** START DATASET EXCERPTS **

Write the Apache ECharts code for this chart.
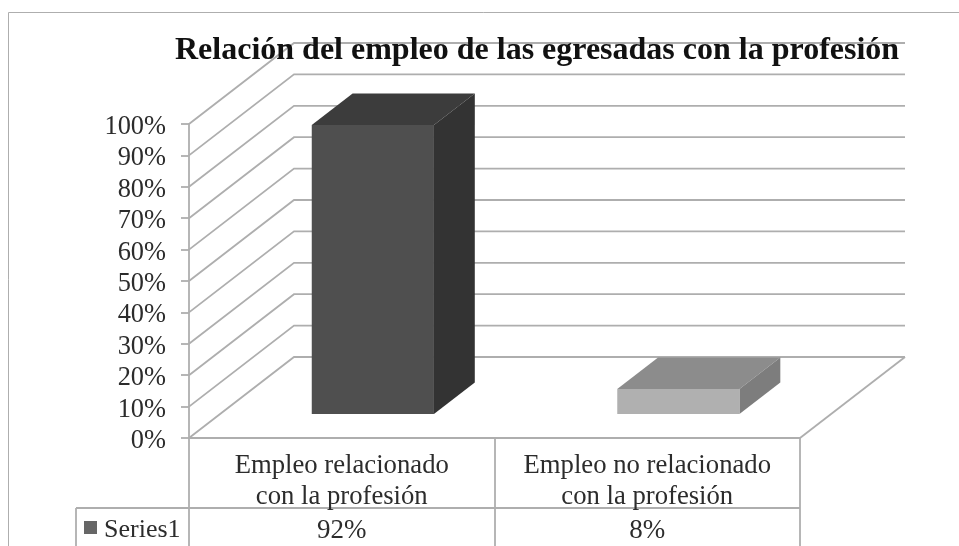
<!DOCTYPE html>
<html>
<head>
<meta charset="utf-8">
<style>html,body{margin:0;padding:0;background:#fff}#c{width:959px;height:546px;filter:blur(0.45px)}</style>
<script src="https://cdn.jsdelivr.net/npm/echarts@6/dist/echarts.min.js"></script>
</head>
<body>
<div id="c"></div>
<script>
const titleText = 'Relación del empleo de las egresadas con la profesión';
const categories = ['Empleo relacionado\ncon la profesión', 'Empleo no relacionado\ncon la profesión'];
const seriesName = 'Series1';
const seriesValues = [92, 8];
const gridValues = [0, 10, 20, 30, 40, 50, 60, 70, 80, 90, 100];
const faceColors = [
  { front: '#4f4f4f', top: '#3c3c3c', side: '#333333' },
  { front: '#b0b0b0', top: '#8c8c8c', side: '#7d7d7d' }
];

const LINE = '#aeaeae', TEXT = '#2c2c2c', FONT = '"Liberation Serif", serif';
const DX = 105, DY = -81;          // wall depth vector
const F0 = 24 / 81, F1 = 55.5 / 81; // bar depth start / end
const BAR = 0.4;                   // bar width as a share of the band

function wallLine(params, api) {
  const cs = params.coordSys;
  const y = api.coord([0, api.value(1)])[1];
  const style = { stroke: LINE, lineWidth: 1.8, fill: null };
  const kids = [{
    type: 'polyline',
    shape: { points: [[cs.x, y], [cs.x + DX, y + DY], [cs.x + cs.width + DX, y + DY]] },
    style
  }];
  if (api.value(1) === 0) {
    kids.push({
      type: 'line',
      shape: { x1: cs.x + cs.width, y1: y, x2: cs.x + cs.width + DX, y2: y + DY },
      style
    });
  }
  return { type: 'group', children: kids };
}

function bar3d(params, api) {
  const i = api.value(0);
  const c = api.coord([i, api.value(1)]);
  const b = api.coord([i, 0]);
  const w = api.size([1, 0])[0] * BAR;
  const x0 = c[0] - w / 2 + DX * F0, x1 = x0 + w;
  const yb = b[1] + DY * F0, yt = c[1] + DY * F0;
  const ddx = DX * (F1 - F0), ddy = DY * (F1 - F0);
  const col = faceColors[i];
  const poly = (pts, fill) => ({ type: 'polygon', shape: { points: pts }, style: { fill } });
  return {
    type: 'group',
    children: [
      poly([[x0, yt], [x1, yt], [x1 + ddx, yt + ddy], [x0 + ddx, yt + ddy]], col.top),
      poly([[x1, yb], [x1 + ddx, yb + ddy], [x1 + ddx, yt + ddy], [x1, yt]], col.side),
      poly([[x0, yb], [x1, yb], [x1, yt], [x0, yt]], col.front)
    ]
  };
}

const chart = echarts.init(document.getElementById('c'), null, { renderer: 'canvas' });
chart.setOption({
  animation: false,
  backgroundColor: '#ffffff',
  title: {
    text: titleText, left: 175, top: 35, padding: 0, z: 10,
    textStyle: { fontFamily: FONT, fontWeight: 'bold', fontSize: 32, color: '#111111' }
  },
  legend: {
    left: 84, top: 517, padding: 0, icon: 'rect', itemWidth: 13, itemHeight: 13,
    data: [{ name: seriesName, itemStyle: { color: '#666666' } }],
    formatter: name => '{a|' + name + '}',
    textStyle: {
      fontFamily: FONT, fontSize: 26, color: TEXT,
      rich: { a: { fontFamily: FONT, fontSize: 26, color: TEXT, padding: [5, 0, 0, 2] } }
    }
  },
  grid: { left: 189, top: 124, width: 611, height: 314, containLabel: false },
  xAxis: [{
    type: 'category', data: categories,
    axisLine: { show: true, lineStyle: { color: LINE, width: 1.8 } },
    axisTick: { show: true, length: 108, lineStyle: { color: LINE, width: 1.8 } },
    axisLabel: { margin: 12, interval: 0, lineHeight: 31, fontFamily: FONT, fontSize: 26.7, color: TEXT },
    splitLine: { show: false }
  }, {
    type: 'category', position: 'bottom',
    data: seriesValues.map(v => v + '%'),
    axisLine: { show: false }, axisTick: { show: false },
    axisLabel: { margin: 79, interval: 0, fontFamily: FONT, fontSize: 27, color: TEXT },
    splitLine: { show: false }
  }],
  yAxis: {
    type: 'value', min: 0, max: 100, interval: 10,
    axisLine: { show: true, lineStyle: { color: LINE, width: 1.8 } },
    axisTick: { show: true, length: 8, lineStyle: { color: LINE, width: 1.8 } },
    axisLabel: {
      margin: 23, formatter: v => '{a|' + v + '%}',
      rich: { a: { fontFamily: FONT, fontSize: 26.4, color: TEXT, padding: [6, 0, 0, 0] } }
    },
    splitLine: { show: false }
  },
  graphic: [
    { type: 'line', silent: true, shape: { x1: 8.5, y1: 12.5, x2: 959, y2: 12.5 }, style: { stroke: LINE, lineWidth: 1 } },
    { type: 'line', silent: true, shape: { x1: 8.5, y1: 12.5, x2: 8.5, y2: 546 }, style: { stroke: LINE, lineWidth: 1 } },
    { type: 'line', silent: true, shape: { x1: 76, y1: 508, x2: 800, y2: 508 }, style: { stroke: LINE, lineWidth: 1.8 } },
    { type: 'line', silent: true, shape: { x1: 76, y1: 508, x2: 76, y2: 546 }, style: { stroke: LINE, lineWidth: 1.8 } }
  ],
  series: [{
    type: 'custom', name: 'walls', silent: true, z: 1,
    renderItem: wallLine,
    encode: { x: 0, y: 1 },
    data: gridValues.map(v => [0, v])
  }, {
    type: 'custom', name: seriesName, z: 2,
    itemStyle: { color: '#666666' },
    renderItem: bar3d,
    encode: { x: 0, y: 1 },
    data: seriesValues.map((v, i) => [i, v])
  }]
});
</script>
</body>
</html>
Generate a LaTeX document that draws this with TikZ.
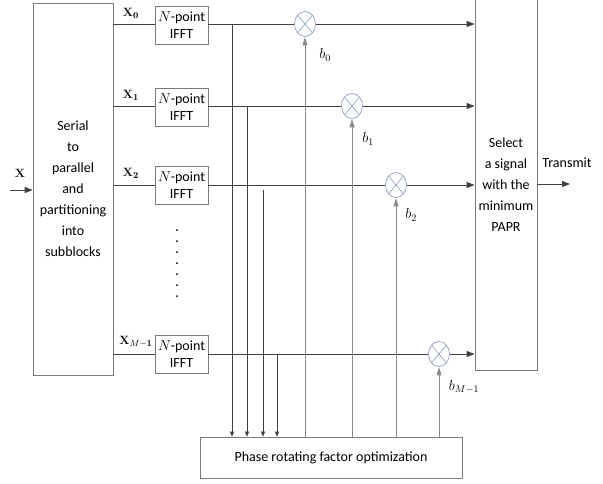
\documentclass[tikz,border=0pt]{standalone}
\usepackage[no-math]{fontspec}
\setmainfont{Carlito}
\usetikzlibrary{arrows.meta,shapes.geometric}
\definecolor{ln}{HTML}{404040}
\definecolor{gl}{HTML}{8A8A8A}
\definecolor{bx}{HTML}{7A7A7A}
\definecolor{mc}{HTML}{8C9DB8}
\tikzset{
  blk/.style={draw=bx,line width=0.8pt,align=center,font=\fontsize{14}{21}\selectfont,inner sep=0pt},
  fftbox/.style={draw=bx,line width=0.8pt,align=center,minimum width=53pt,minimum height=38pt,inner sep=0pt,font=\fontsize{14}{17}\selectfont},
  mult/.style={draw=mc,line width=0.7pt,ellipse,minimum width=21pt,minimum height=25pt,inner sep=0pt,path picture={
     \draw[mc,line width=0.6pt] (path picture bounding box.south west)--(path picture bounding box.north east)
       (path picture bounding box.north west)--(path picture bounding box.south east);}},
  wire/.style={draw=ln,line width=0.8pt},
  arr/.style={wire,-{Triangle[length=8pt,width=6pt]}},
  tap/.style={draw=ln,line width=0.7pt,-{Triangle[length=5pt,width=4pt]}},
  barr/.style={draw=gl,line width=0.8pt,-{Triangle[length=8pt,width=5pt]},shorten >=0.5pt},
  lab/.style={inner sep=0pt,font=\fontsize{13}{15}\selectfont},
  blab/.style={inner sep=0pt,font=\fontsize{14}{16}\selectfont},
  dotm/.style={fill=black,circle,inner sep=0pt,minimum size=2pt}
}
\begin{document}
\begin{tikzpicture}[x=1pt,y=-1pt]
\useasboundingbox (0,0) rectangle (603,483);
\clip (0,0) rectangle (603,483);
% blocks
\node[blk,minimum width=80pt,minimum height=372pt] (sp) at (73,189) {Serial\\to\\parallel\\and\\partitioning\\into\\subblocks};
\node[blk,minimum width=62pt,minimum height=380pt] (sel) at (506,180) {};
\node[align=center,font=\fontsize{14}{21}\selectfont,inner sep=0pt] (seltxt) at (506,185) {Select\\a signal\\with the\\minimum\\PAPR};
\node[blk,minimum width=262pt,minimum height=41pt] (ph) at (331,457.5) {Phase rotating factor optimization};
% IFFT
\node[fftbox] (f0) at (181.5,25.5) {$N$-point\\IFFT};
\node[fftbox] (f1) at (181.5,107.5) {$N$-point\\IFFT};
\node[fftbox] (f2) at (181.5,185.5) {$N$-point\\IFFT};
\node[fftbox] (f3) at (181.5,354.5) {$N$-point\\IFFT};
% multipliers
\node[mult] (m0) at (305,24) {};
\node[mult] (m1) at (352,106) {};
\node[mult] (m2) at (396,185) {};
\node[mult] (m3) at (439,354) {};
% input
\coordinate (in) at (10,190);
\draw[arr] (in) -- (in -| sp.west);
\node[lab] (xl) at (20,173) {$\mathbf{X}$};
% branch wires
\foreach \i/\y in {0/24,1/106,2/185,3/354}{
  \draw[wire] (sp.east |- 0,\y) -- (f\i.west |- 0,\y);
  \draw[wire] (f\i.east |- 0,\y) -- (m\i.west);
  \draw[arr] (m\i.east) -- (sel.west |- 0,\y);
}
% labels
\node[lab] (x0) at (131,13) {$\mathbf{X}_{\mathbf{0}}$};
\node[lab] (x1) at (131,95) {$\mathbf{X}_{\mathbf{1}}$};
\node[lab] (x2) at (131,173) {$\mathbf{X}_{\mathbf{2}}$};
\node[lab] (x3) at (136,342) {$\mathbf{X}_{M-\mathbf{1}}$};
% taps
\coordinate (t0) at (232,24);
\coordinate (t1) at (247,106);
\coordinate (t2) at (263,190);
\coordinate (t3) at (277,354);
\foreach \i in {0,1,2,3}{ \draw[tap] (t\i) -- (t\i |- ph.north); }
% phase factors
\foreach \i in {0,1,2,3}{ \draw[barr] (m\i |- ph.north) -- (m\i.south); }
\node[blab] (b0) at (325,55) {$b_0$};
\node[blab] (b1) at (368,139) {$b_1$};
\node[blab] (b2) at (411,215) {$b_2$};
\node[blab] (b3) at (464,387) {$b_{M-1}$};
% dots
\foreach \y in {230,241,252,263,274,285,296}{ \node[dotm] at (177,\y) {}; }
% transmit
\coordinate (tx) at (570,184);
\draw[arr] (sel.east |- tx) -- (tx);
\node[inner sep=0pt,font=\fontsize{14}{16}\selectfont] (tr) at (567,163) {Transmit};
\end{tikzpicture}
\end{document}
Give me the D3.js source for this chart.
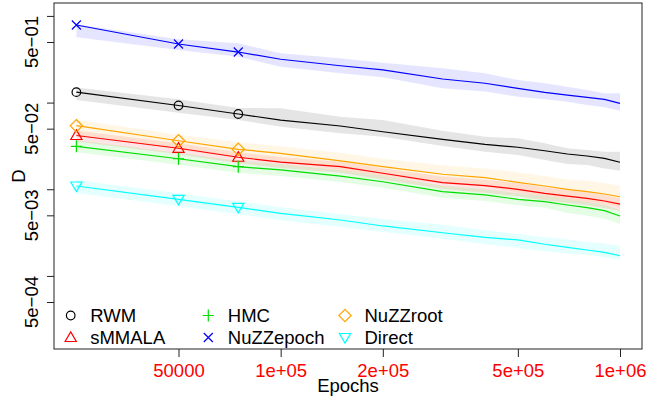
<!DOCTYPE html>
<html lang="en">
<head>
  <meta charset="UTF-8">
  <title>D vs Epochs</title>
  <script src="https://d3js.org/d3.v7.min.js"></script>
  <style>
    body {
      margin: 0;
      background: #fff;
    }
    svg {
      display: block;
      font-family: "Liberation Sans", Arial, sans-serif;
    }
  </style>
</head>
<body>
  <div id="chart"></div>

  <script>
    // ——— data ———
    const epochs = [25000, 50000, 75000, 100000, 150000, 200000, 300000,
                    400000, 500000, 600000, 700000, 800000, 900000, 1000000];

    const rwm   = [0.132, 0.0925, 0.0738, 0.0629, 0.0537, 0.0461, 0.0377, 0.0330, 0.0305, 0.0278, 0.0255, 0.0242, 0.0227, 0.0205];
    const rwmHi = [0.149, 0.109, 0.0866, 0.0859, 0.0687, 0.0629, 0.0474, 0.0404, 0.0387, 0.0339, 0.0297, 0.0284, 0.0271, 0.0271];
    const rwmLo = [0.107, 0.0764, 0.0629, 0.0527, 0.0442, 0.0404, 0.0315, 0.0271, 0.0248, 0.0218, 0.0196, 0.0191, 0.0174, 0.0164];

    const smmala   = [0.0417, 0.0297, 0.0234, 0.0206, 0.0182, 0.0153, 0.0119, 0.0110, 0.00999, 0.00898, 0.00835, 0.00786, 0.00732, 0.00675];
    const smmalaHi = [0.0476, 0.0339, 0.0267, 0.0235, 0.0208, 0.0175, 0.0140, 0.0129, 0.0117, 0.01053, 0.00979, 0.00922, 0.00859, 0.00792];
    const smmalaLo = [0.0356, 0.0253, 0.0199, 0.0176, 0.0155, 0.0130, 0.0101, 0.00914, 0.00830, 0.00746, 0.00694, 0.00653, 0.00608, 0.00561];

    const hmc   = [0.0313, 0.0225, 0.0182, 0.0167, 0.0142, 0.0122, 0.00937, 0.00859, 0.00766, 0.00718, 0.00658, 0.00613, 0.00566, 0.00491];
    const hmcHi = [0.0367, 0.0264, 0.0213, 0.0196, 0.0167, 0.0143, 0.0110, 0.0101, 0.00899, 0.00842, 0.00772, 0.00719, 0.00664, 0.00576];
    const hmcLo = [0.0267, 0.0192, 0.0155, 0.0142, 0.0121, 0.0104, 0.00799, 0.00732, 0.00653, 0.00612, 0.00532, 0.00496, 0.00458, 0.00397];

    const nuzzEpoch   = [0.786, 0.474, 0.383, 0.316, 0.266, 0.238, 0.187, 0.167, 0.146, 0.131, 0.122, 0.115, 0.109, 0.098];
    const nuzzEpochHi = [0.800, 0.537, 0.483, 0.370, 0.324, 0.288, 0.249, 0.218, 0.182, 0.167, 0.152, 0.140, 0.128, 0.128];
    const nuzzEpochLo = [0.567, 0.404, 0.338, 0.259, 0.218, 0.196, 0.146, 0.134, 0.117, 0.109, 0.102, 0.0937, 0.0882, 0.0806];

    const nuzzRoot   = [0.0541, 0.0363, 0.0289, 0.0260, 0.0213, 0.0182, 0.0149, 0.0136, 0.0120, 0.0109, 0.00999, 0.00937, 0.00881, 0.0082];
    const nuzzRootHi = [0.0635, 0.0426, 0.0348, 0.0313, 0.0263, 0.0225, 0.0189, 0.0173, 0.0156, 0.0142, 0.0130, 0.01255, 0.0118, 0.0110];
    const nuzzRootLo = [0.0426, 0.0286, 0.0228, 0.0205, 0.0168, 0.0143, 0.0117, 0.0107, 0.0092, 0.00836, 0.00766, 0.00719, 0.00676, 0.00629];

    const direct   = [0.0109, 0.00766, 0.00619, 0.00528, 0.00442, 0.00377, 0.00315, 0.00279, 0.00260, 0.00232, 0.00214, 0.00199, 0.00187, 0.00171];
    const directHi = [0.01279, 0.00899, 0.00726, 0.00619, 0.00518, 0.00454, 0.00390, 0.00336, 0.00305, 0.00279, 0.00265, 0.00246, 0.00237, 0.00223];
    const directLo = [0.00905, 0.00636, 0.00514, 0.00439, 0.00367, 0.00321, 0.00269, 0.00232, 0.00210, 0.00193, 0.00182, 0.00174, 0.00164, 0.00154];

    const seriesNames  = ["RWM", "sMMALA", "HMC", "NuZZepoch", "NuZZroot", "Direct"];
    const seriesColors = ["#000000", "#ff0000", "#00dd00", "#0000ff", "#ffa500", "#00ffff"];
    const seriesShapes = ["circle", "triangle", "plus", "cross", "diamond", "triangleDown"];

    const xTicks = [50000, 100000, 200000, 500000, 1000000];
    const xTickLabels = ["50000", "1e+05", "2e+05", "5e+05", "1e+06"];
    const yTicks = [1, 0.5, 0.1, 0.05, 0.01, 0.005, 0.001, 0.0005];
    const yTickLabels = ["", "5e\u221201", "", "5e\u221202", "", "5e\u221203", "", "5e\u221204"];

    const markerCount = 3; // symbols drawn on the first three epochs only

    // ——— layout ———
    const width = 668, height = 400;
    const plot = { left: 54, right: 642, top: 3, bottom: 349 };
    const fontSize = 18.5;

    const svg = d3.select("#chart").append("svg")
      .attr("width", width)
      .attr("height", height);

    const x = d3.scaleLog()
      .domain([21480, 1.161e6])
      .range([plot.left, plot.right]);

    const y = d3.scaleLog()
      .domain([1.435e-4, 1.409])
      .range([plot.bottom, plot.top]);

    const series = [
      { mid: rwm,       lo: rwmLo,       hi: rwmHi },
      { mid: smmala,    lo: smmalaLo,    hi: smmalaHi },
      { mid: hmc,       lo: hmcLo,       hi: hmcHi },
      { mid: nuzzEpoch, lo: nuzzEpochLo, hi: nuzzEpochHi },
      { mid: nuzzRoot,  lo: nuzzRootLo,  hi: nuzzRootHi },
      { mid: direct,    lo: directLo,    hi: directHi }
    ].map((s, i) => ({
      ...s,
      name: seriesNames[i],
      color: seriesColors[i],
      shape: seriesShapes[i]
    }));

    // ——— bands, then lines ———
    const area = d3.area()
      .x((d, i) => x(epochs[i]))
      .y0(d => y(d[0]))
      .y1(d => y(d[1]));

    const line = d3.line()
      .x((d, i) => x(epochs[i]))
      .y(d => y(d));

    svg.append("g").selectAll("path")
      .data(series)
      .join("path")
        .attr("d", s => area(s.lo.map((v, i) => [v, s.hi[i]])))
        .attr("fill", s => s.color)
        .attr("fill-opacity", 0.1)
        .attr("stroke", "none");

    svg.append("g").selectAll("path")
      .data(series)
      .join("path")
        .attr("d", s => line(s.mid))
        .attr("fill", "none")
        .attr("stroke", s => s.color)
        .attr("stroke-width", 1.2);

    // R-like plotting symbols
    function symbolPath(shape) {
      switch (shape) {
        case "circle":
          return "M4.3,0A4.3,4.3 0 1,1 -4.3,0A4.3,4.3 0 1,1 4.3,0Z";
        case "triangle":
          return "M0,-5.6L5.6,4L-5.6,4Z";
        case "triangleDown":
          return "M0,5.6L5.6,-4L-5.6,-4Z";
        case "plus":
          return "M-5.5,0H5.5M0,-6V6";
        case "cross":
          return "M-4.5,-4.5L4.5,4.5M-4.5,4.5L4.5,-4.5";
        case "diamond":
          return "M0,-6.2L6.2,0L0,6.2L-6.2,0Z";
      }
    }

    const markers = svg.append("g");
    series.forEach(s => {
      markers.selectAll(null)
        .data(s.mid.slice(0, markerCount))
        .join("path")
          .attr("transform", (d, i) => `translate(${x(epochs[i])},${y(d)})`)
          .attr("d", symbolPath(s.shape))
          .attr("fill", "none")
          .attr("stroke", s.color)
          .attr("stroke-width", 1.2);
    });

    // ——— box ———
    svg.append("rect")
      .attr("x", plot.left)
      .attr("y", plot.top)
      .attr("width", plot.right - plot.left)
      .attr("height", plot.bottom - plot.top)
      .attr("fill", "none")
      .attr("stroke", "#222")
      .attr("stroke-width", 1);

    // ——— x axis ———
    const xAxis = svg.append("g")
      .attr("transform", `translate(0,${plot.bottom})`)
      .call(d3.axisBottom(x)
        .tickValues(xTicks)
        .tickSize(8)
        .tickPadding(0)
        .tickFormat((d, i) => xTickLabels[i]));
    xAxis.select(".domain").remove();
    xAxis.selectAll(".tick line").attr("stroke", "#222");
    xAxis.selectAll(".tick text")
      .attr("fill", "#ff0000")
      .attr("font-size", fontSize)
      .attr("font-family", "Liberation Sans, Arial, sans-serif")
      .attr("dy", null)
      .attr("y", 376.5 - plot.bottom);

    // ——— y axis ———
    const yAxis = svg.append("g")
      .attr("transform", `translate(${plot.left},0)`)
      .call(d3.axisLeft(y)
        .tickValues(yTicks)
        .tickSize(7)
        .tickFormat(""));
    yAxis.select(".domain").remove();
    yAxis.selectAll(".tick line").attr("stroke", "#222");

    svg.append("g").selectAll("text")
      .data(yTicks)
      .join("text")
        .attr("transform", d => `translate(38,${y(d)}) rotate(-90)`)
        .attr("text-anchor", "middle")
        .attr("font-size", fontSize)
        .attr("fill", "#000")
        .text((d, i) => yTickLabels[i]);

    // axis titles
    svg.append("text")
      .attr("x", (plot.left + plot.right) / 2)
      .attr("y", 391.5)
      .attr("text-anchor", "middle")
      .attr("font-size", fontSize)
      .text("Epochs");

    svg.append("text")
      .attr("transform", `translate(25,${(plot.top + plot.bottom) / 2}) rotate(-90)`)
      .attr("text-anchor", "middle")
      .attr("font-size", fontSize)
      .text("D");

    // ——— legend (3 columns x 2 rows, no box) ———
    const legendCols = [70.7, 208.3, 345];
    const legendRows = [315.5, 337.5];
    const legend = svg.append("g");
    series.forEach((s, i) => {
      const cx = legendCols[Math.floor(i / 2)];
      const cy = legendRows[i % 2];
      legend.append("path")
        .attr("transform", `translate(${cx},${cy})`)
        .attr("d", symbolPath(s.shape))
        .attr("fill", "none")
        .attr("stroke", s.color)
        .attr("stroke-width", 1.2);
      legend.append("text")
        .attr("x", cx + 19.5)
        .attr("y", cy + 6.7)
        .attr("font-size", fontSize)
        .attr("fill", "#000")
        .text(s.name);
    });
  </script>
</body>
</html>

** END DATASET EXCERPTS **

Pull out all lines in the data above that include "with".

Generate a LaTeX document that draws this with TikZ.
\node[align=center,font=\fontsize{14}{21}\selectfont,inner sep=0pt] (seltxt) at (506,185) {Select\\a signal\\with the\\minimum\\PAPR};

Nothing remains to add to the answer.